- Written request: Return only the lines from the top of the data down to the one that holds "const negTicks = [-50, 0, 50, 100, 150];", both included, without any pictures.

════════

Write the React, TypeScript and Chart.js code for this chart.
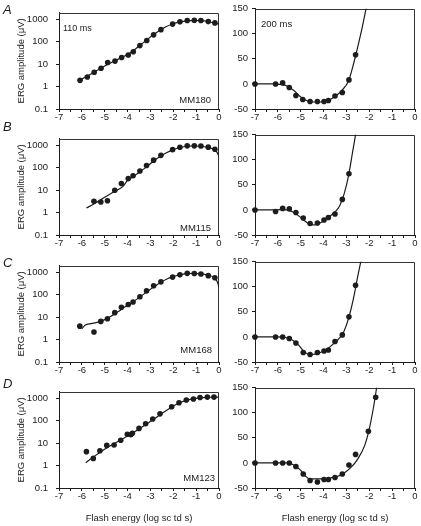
import React, { useEffect, useRef } from "react";
import { Chart, registerables } from "chart.js";

Chart.register(...registerables);

// ---------------- data ----------------
const xTickLabels = ["-7", "-6", "-5", "-4", "-3", "-2", "-1", "0"];
const ampTicks = [0.1, 1, 10, 100, 1000];
const ampTickLabels = ["0.1", "1", "10", "100", "1000"];
const negTicks = [-50, 0, 50, 100, 150];

const panelLetters = ["A", "B", "C", "D"];
const subjectIds = ["MM180", "MM115", "MM168", "MM123"];
const timeLabelLeft = "110 ms";
const timeLabelRight = "200 ms";

// Row A (MM180) — 110 ms, log amplitude
const leftA_x = [-6.08, -5.76, -5.46, -5.16, -4.87, -4.55, -4.26, -3.97, -3.75, -3.46, -3.16, -2.86, -2.54, -2.03, -1.71, -1.39, -1.08, -0.79, -0.47, -0.18];
const leftA_y = [1.9, 2.7, 4.4, 6.6, 12, 13.8, 20, 26, 36, 68, 115, 205, 350, 620, 780, 900, 920, 900, 800, 700];
const leftA_fitX = [-6.1, -5.8, -5.5, -5.2, -4.9, -4.6, -4.3, -4.0, -3.8, -3.5, -3.2, -2.9, -2.6, -2.3, -2.0, -1.7, -1.4, -1.1, -0.8, -0.5, -0.2, 0];
const leftA_fitY = [1.9, 2.8, 4.2, 6.3, 9.5, 13.5, 19, 27, 37, 65, 112, 195, 320, 480, 640, 780, 870, 900, 880, 810, 690, 620];
// Row A — 200 ms, linear amplitude
const rightA_x = [-7, -6.1, -5.79, -5.5, -5.21, -4.91, -4.59, -4.27, -3.98, -3.79, -3.5, -3.18, -2.89, -2.6];
const rightA_y = [0, 0, 2, -7, -23, -31, -35, -35, -35, -33, -24, -17, 8, 58];
const rightA_fitX = [-7, -6.2, -5.9, -5.6, -5.3, -5.0, -4.7, -4.4, -4.1, -3.8, -3.5, -3.2, -2.9, -2.7, -2.5, -2.3, -2.1, -2.0];
const rightA_fitY = [0, 0, -1, -4, -13, -26, -34, -36, -36, -33, -25, -13, 7, 38, 75, 115, 160, 185];

// Row B (MM115)
const leftB_x = [-5.47, -5.17, -4.88, -4.56, -4.27, -3.97, -3.76, -3.46, -3.17, -2.86, -2.54, -2.03, -1.71, -1.39, -1.08, -0.79, -0.47, -0.18];
const leftB_y = [3.2, 3.0, 3.4, 10, 20, 33, 44, 72, 128, 220, 360, 650, 830, 960, 960, 950, 840, 680];
const leftB_fitX = [-5.8, -5.4, -5.0, -4.6, -4.2, -4.1, -4.0, -3.8, -3.5, -3.2, -2.9, -2.6, -2.3, -2.0, -1.7, -1.4, -1.1, -0.8, -0.5, -0.3, -0.1, 0];
const leftB_fitY = [1.6, 2.7, 4.8, 8.5, 14.8, 20, 28, 38, 62, 105, 185, 310, 470, 650, 810, 920, 950, 920, 830, 720, 520, 330];
const rightB_x = [-7, -6.1, -5.79, -5.5, -5.21, -4.89, -4.59, -4.27, -3.98, -3.79, -3.5, -3.18, -2.89];
const rightB_y = [0, -3, 3, 2, -5, -16, -27, -26, -20, -15, -8, 21, 72];
const rightB_fitX = [-7, -6.2, -5.9, -5.6, -5.3, -5.0, -4.7, -4.5, -4.3, -4.0, -3.7, -3.5, -3.3, -3.1, -2.9, -2.75, -2.6, -2.5];
const rightB_fitY = [0, 0, 0.5, 0, -5, -15, -26, -30, -29, -22, -12, -4, 8, 32, 70, 110, 150, 180];

// Row C (MM168)
const leftC_x = [-6.09, -5.47, -5.17, -4.88, -4.56, -4.27, -3.97, -3.76, -3.46, -3.17, -2.86, -2.54, -2.03, -1.71, -1.39, -1.08, -0.79, -0.47, -0.18];
const leftC_y = [4, 2.2, 6.5, 8.5, 16, 28, 37, 48, 82, 150, 255, 380, 620, 780, 910, 900, 850, 720, 580];
const leftC_fitX = [-6.0, -5.85, -5.6, -5.3, -5.0, -4.7, -4.4, -4.1, -3.8, -3.5, -3.2, -2.9, -2.6, -2.3, -2.0, -1.7, -1.4, -1.1, -0.8, -0.5, -0.2, -0.05, 0];
const leftC_fitY = [3.0, 4.5, 5.2, 6.0, 7.8, 11.5, 18, 29, 46, 75, 125, 210, 340, 500, 650, 790, 880, 910, 870, 760, 580, 330, 210];
const rightC_x = [-7, -6.1, -5.79, -5.5, -5.21, -4.89, -4.59, -4.27, -3.98, -3.79, -3.5, -3.18, -2.89, -2.6];
const rightC_y = [0, 0, 0, -3, -12, -31, -35, -31, -28, -26, -9, 4, 40, 103];
const rightC_fitX = [-7, -6.0, -5.7, -5.4, -5.1, -4.9, -4.7, -4.5, -4.2, -3.9, -3.6, -3.3, -3.1, -2.9, -2.7, -2.5, -2.35, -2.25];
const rightC_fitY = [0, 0, -1, -5, -16, -27, -34, -35, -32, -26, -15, -2, 12, 38, 75, 122, 155, 180];

// Row D (MM123)
const leftD_x = [-5.8, -5.5, -5.21, -4.91, -4.59, -4.3, -4.01, -3.86, -3.79, -3.5, -3.21, -2.9, -2.58, -2.07, -1.75, -1.43, -1.12, -0.83, -0.51, -0.22];
const leftD_y = [4.2, 2.1, 4.6, 8, 8.3, 13.5, 25, 24, 28, 46, 74, 120, 205, 425, 640, 850, 940, 1100, 1150, 1150];
const leftD_fitX = [-5.83, -5.5, -5.2, -4.9, -4.6, -4.3, -4.0, -3.7, -3.4, -3.1, -2.8, -2.5, -2.2, -1.9, -1.6, -1.3, -1.0, -0.7, -0.4, 0];
const leftD_fitY = [1.35, 2.4, 4.0, 6.3, 9.5, 14, 21, 32, 50, 80, 130, 215, 340, 520, 720, 880, 1000, 1080, 1130, 1150];
const rightD_x = [-7, -6.1, -5.79, -5.5, -5.21, -4.89, -4.59, -4.27, -3.98, -3.79, -3.5, -3.18, -2.89, -2.6, -2.04, -1.72];
const rightD_y = [0, 0, 0, 0, -7, -22, -35, -38, -33, -33, -29, -22, -4, 17, 63, 131];
const rightD_fitX = [-7, -5.6, -5.3, -5.0, -4.8, -4.6, -4.3, -4.0, -3.7, -3.4, -3.1, -2.8, -2.5, -2.2, -2.0, -1.8, -1.68, -1.6];
const rightD_fitY = [0, 0, -4, -15, -26, -32, -32, -32, -30, -27, -20, -9, 8, 35, 68, 115, 150, 175];

// ---------------- layout / style ----------------
const FONT = "'Liberation Sans', Arial, Helvetica, sans-serif";
const INK = "#1c1c1c";
const PAGE_W = 421;
const PAGE_H = 526;
const ROW_TOP = [5, 131, 258, 384];
const ROW_BOTTOM = [109, 235, 362, 488];
const PAD_TOP = 6;
const LETTER_CY = [9.5, 126, 262, 383];
const ID_CY = [100, 228, 350, 478];
const ID_RIGHT = [211, 211, 212, 215];
const TICK_SIZE = 9.5;

type Series = { x: number[]; y: number[]; fx: number[]; fy: number[] };

const leftSeries: Series[] = [
  { x: leftA_x, y: leftA_y, fx: leftA_fitX, fy: leftA_fitY },
  { x: leftB_x, y: leftB_y, fx: leftB_fitX, fy: leftB_fitY },
  { x: leftC_x, y: leftC_y, fx: leftC_fitX, fy: leftC_fitY },
  { x: leftD_x, y: leftD_y, fx: leftD_fitX, fy: leftD_fitY },
];
const rightSeries: Series[] = [
  { x: rightA_x, y: rightA_y, fx: rightA_fitX, fy: rightA_fitY },
  { x: rightB_x, y: rightB_y, fx: rightB_fitX, fy: rightB_fitY },
  { x: rightC_x, y: rightC_y, fx: rightC_fitX, fy: rightC_fitY },
  { x: rightD_x, y: rightD_y, fx: rightD_fitX, fy: rightD_fitY },
];

const framePlugin = {
  id: "frame",
  beforeDatasetsDraw(chart: any) {
    const { ctx, chartArea } = chart;
    const t = Math.round(chartArea.top) + 0.5;
    const r = Math.round(chartArea.right) - 0.5;
    ctx.save();
    ctx.strokeStyle = "#333333";
    ctx.lineWidth = 1;
    ctx.beginPath();
    ctx.moveTo(chartArea.left, t);
    ctx.lineTo(r, t);
    ctx.lineTo(r, chartArea.bottom);
    ctx.stroke();
    ctx.restore();
  },
};

type PanelProps = {
  side: "left" | "right";
  row: number;
  series: Series;
};

function Panel({ side, row, series }: PanelProps) {
  const ref = useRef<HTMLCanvasElement | null>(null);
  const isLeft = side === "left";
  const isLast = row === 3;
  const canvasLeft = isLeft ? 0 : 222;
  const canvasW = isLeft ? 226 : 199;
  const axisW = isLeft ? 59 : 33;
  const padRight = isLeft ? 7 : 6;
  const xAxisH = isLast ? 38 : 20;
  const plotH = ROW_BOTTOM[row] - ROW_TOP[row];
  const canvasTop = ROW_TOP[row] - PAD_TOP;
  const canvasH = PAD_TOP + plotH + xAxisH;

  useEffect(() => {
    if (!ref.current) return;
    const pts = series.x.map((v, i) => ({ x: v, y: series.y[i] }));
    const fit = series.fx.map((v, i) => ({ x: v, y: series.fy[i] }));

    const yScale: any = isLeft
      ? {
          type: "logarithmic",
          min: 0.1,
          max: 2000,
          afterBuildTicks: (s: any) => {
            s.ticks = ampTicks.map((v) => ({ value: v }));
          },
          ticks: {
            autoSkip: false,
            padding: 8,
            color: INK,
            font: { family: FONT, size: TICK_SIZE },
            callback: (v: number) => {
              const i = ampTicks.findIndex((t) => Math.abs(t - v) < 1e-9);
              return i >= 0 ? ampTickLabels[i] : "";
            },
          },
          title: {
            display: true,
            text: "ERG amplitude (\u03BCV)",
            color: INK,
            font: { family: FONT, size: 9.5 },
            padding: { top: 16, bottom: 0 },
          },
        }
      : {
          type: "linear",
          min: -50,
          max: 150,
          afterBuildTicks: (s: any) => {
            s.ticks = negTicks.map((v) => ({ value: v }));
          },
          ticks: {
            autoSkip: false,
            padding: 4,
            color: INK,
            font: { family: FONT, size: TICK_SIZE },
            callback: (v: number) => String(v),
          },
          title: { display: false },
        };
    yScale.position = "left";
    yScale.grid = { drawOnChartArea: false, drawTicks: true, tickLength: 3, tickColor: INK, tickWidth: 1 };
    yScale.border = { display: true, color: INK, width: 1 };
    yScale.afterFit = (s: any) => {
      s.width = axisW;
    };

    const chart = new Chart(ref.current, {
      type: "scatter",
      data: {
        datasets: [
          {
            data: fit,
            showLine: true,
            pointRadius: 0,
            borderColor: INK,
            borderWidth: 1.2,
            cubicInterpolationMode: "monotone",
            fill: false,
            order: 2,
          } as any,
          {
            data: pts,
            showLine: false,
            pointRadius: 2.8,
            pointBackgroundColor: INK,
            pointBorderColor: INK,
            pointBorderWidth: 0,
            clip: false,
            order: 1,
          } as any,
        ],
      },
      options: {
        animation: false,
        responsive: false,
        maintainAspectRatio: false,
        events: [],
        layout: { padding: { top: PAD_TOP, right: padRight, left: 0, bottom: 0 } },
        plugins: { legend: { display: false }, tooltip: { enabled: false } },
        scales: {
          x: {
            type: "linear",
            position: "bottom",
            min: -7,
            max: 0,
            ticks: {
              stepSize: 0.5,
              autoSkip: false,
              maxRotation: 0,
              padding: 0,
              color: INK,
              font: { family: FONT, size: TICK_SIZE },
              callback: (v: number) => {
                const k = Math.round(v);
                if (Math.abs(v - k) > 1e-6) return "";
                return xTickLabels[k + 7] ?? "";
              },
            },
            grid: { drawOnChartArea: false, drawTicks: true, tickLength: 3, tickColor: INK, tickWidth: 1 },
            border: { display: true, color: INK, width: 1 },
            title: {
              display: isLast,
              text: "Flash energy (log sc td s)",
              color: INK,
              font: { family: FONT, size: 9.5 },
              padding: { top: 0, bottom: 2 },
            },
            afterFit: (s: any) => {
              s.height = xAxisH;
            },
          } as any,
          y: yScale,
        },
      },
      plugins: [framePlugin],
    });
    return () => chart.destroy();
  }, []);

  return (
    <canvas
      ref={ref}
      width={canvasW}
      height={canvasH}
      style={{ position: "absolute", left: canvasLeft, top: canvasTop, width: canvasW, height: canvasH }}
    />
  );
}

function Label({ text, left, right, cy, size, italic }: { text: string; left?: number; right?: number; cy: number; size: number; italic?: boolean }) {
  const style: React.CSSProperties = {
    position: "absolute",
    top: cy - size * 0.49,
    fontFamily: FONT,
    fontSize: size,
    lineHeight: `${size}px`,
    fontStyle: italic ? "italic" : "normal",
    color: INK,
    whiteSpace: "nowrap",
  };
  if (left !== undefined) style.left = left;
  if (right !== undefined) style.right = PAGE_W - right;
  return <div style={style}>{text}</div>;
}

export default function App() {
  return (
    <div
      style={{
        position: "absolute",
        left: 0,
        top: 0,
        width: PAGE_W,
        height: PAGE_H,
        background: "#ffffff",
        overflow: "hidden",
      }}
    >
      {[0, 1, 2, 3].map((r) => (
        <React.Fragment key={r}>
          <Panel side="left" row={r} series={leftSeries[r]} />
          <Panel side="right" row={r} series={rightSeries[r]} />
          <Label text={panelLetters[r]} left={3} cy={LETTER_CY[r]} size={13} italic />
          <Label text={subjectIds[r]} right={ID_RIGHT[r]} cy={ID_CY[r]} size={9.5} />
        </React.Fragment>
      ))}
      <Label text={timeLabelLeft} left={63} cy={28} size={9} />
      <Label text={timeLabelRight} left={261} cy={24} size={9.5} />
    </div>
  );
}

════════

- Task output:
Write the React, TypeScript and Chart.js code for this chart.
import React, { useEffect, useRef } from "react";
import { Chart, registerables } from "chart.js";

Chart.register(...registerables);

// ---------------- data ----------------
const xTickLabels = ["-7", "-6", "-5", "-4", "-3", "-2", "-1", "0"];
const ampTicks = [0.1, 1, 10, 100, 1000];
const ampTickLabels = ["0.1", "1", "10", "100", "1000"];
const negTicks = [-50, 0, 50, 100, 150];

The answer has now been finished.